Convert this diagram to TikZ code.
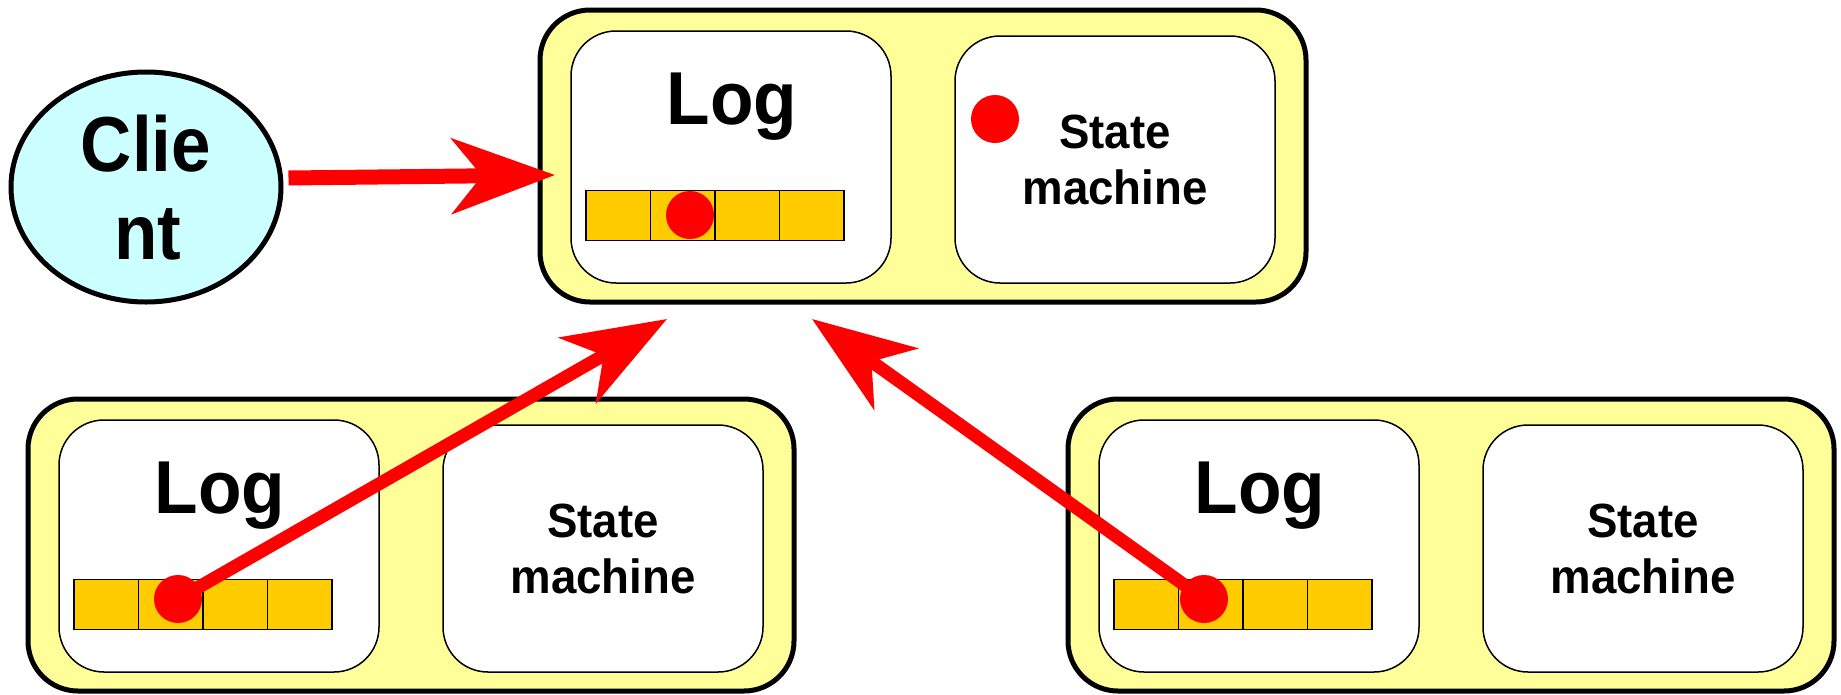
\documentclass[tikz,border=0pt]{standalone}
\usepackage{fontspec}
\setmainfont{Liberation Sans}
\newfontfamily\labelfont[FakeStretch=0.95]{Liberation Sans}
\newfontfamily\clientfont[FakeStretch=0.91]{Liberation Sans}
\usetikzlibrary{arrows.meta,shapes.geometric}

\definecolor{srvyellow}{HTML}{FFFF99}
\definecolor{cellgold}{HTML}{FFCC00}
\definecolor{clientcyan}{HTML}{CCFFFF}
\definecolor{tokred}{HTML}{FF0000}

\tikzset{
  server/.style={draw, line width=5pt, fill=srvyellow, rounded corners=50pt,
    minimum width=766pt, minimum height=292pt, inner sep=0pt},
  logbox/.style={draw, line width=1.5pt, fill=white, rounded corners=45pt,
    minimum width=320pt, minimum height=252pt, inner sep=0pt},
  smbox/.style={draw, line width=1.5pt, fill=white, rounded corners=45pt,
    minimum width=320pt, minimum height=247pt, inner sep=0pt},
  cell/.style={draw, line width=1.8pt, fill=cellgold,
    minimum width=64.5pt, minimum height=50pt, inner sep=0pt},
  logtitle/.style={anchor=base, inner sep=0pt,
    font=\labelfont\bfseries\fontsize{75}{80}\selectfont},
  smtitle/.style={anchor=base, inner sep=0pt,
    font=\labelfont\bfseries\fontsize{48}{56}\selectfont},
  clienttext/.style={anchor=base, inner sep=0pt,
    font=\clientfont\bfseries\fontsize{78}{88}\selectfont},
  token/.style={circle, fill=tokred, minimum size=48pt, inner sep=0pt},
  msg/.style={draw=tokred, line width=13pt,
    -{Stealth[length=103pt, width=75pt, inset=30pt]}},
  pics/server/.style={code={
    \node[server] (-box) at (385,148) {};
    \node[logbox] (-log) at (193,149) {};
    \node[smbox] (-sm) at (577,151.5) {};
    \node[logtitle] (-logtxt) at (194,116) {Log};
    \foreach \i in {0,...,3}
      \node[cell] (-c\i) at (80.25+64.5*\i,207.5) {};
    \node[smtitle] (-smtxtA) at (577,140) {State};
    \node[smtitle] (-smtxtB) at (577,196) {machine};
  }}
}

\begin{document}
\begin{tikzpicture}[x=1pt,y=-1pt]
  \useasboundingbox (0,0) rectangle (1841,694);

  % three replicas
  \pic (top) at (538,8) {server};
  \pic (left) at (26,397) {server};
  \pic (right) at (1066,397) {server};

  % client
  \node[ellipse, draw, line width=5pt, fill=clientcyan,
        minimum width=270pt, minimum height=230pt, inner sep=0pt] (client) at (146,187) {};
  \node[clienttext] (clientA) at (146,171) {Clie};
  \node[clienttext] (clientB) at (148,259) {nt};

  % log entries and applied state
  \node[token] (topdot) at (690,215) {};
  \node[token] (smdot) at (995,119) {};
  \node[token] (leftdot) at (178,599) {};
  \node[token] (rightdot) at (1204,599) {};

  % message arrows
  \coordinate (tipA) at (555,175);
  \coordinate (tipB) at (667,319);
  \coordinate (tipC) at (812,319);
  \draw[msg, line width=15pt] ([xshift=5pt,yshift=9pt]client.east) -- (tipA);
  \draw[msg] (leftdot.center) -- (tipB);
  \draw[msg] (rightdot.center) -- (tipC);
\end{tikzpicture}
\end{document}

SET TASK: Working from the material above, transcribe it exactly while omitting pictures.

RESULT OF THE TASK:
Convert this diagram to TikZ code.
\documentclass[tikz,border=0pt]{standalone}
\usepackage{fontspec}
\setmainfont{Liberation Sans}
\newfontfamily\labelfont[FakeStretch=0.95]{Liberation Sans}
\newfontfamily\clientfont[FakeStretch=0.91]{Liberation Sans}
\usetikzlibrary{arrows.meta,shapes.geometric}

\definecolor{srvyellow}{HTML}{FFFF99}
\definecolor{cellgold}{HTML}{FFCC00}
\definecolor{clientcyan}{HTML}{CCFFFF}
\definecolor{tokred}{HTML}{FF0000}

\tikzset{
  server/.style={draw, line width=5pt, fill=srvyellow, rounded corners=50pt,
    minimum width=766pt, minimum height=292pt, inner sep=0pt},
  logbox/.style={draw, line width=1.5pt, fill=white, rounded corners=45pt,
    minimum width=320pt, minimum height=252pt, inner sep=0pt},
  smbox/.style={draw, line width=1.5pt, fill=white, rounded corners=45pt,
    minimum width=320pt, minimum height=247pt, inner sep=0pt},
  cell/.style={draw, line width=1.8pt, fill=cellgold,
    minimum width=64.5pt, minimum height=50pt, inner sep=0pt},
  logtitle/.style={anchor=base, inner sep=0pt,
    font=\labelfont\bfseries\fontsize{75}{80}\selectfont},
  smtitle/.style={anchor=base, inner sep=0pt,
    font=\labelfont\bfseries\fontsize{48}{56}\selectfont},
  clienttext/.style={anchor=base, inner sep=0pt,
    font=\clientfont\bfseries\fontsize{78}{88}\selectfont},
  token/.style={circle, fill=tokred, minimum size=48pt, inner sep=0pt},
  msg/.style={draw=tokred, line width=13pt,
    -{Stealth[length=103pt, width=75pt, inset=30pt]}},
  pics/server/.style={code={
    \node[server] (-box) at (385,148) {};
    \node[logbox] (-log) at (193,149) {};
    \node[smbox] (-sm) at (577,151.5) {};
    \node[logtitle] (-logtxt) at (194,116) {Log};
    \foreach \i in {0,...,3}
      \node[cell] (-c\i) at (80.25+64.5*\i,207.5) {};
    \node[smtitle] (-smtxtA) at (577,140) {State};
    \node[smtitle] (-smtxtB) at (577,196) {machine};
  }}
}

\begin{document}
\begin{tikzpicture}[x=1pt,y=-1pt]
  \useasboundingbox (0,0) rectangle (1841,694);

  % three replicas
  \pic (top) at (538,8) {server};
  \pic (left) at (26,397) {server};
  \pic (right) at (1066,397) {server};

  % client
  \node[ellipse, draw, line width=5pt, fill=clientcyan,
        minimum width=270pt, minimum height=230pt, inner sep=0pt] (client) at (146,187) {};
  \node[clienttext] (clientA) at (146,171) {Clie};
  \node[clienttext] (clientB) at (148,259) {nt};

  % log entries and applied state
  \node[token] (topdot) at (690,215) {};
  \node[token] (smdot) at (995,119) {};
  \node[token] (leftdot) at (178,599) {};
  \node[token] (rightdot) at (1204,599) {};

  % message arrows
  \coordinate (tipA) at (555,175);
  \coordinate (tipB) at (667,319);
  \coordinate (tipC) at (812,319);
  \draw[msg, line width=15pt] ([xshift=5pt,yshift=9pt]client.east) -- (tipA);
  \draw[msg] (leftdot.center) -- (tipB);
  \draw[msg] (rightdot.center) -- (tipC);
\end{tikzpicture}
\end{document}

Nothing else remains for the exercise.